Писал, что второй год приезжаю в Геленджик в надежде встретить ее, встретить случайно. "А по-над Доном сад цветет…" Хожу, брожу, шатаюсь неприкаянно чуть ли не круглые сутки по рынкам, по магазинам, по переулкам и проулкам, забредал даже на Тонкий Мыс, к грекам, и в Прасковеевку, к Скале-Парусу, – нет ее нигде, моей отрады, нет нигде. Хотя я точно знаю, я чувствую, что живет она, находится где-то совсем рядом. "Живет моя зазноба в высоком терему…"

Я писал, зная, что встреча не принесет нам ничего хорошего. И она тоже это знает наверняка, потому и не дает мне ни адреса, ни телефона геленджикского. А звонит сама – от матери, из станицы. Не принесет наша даже случайная встреча нам ни счастья, ни успокоения, уж очень много времени прошло, жизни наши слишком уж разные, слишком разные у нас судьбы. Но я хочу этой встречи, может, последней в жизни встречи, хочу, хотя и боюсь, боюсь разочарования, но все равно ищу ее, ищу и боюсь найти…

Я написал что-то еще – много получилось, – с обеих сторон исписал листок, выплеснул на клетчатое двухмерное пространство всего себя, все свое безмерное чувство, – да, я писал, пока не закончилась бумага. А потом свернул из той исписанной бумаги кораблик и бросил его в море.

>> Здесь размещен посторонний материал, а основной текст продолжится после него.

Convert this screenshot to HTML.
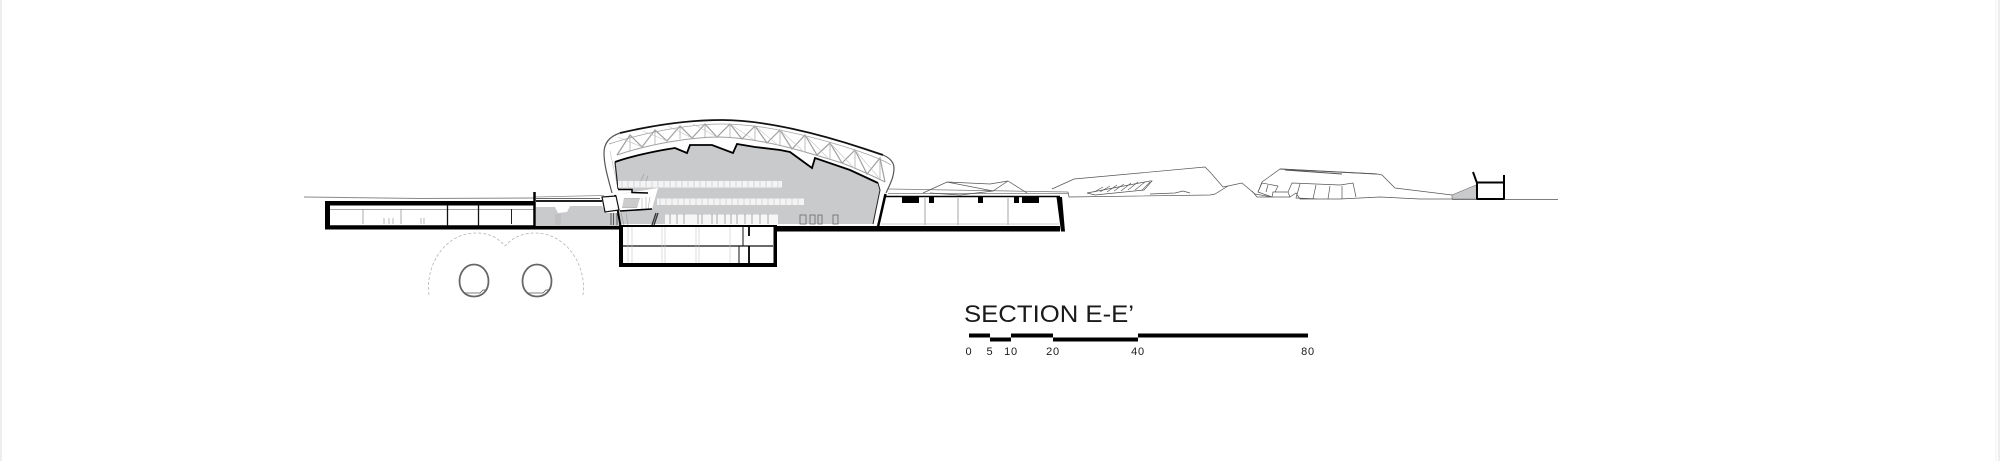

Тут и появился мой знакомый музыкант. Узнать его сегодня было трудно. Он пришел в необычном, экзотическом костюме: на нем были узкие черные брюки, обшитые замысловатыми витыми узорами из галунов, полусапожки на высоких каблуках, белая шелковая рубашка с богатой вышивкой, короткая куртка с серебряными пуговицами, расшитая бисером, с яркой бахромой на рукавах, и широкий узорчатый пояс. Красный шейный платок был похож на пионерский галстук, на голове скрывала седину и морщины ослепительно-белая шляпа диковинной формы. Рядом с ним находился индеец Коля, одетый тоже в пеструю смесь всего латиноамериканского и индейского. Они так уверенно и привычно держали себя в этой экзотической одежде, что ничего маскарадного и экстравагантного в этом не чувствовалось. В руках у них были гитары какой-то странной непривычной формы – присмотревшись, понял, что гитары как раз индейские, с кузовами из панцирей броненосцев. Они ударили по струнам, и я словно провалился в сельву. Исполняли они, как было объявлено, вещицу Вила Лобоса: "В дебрях Амазонии".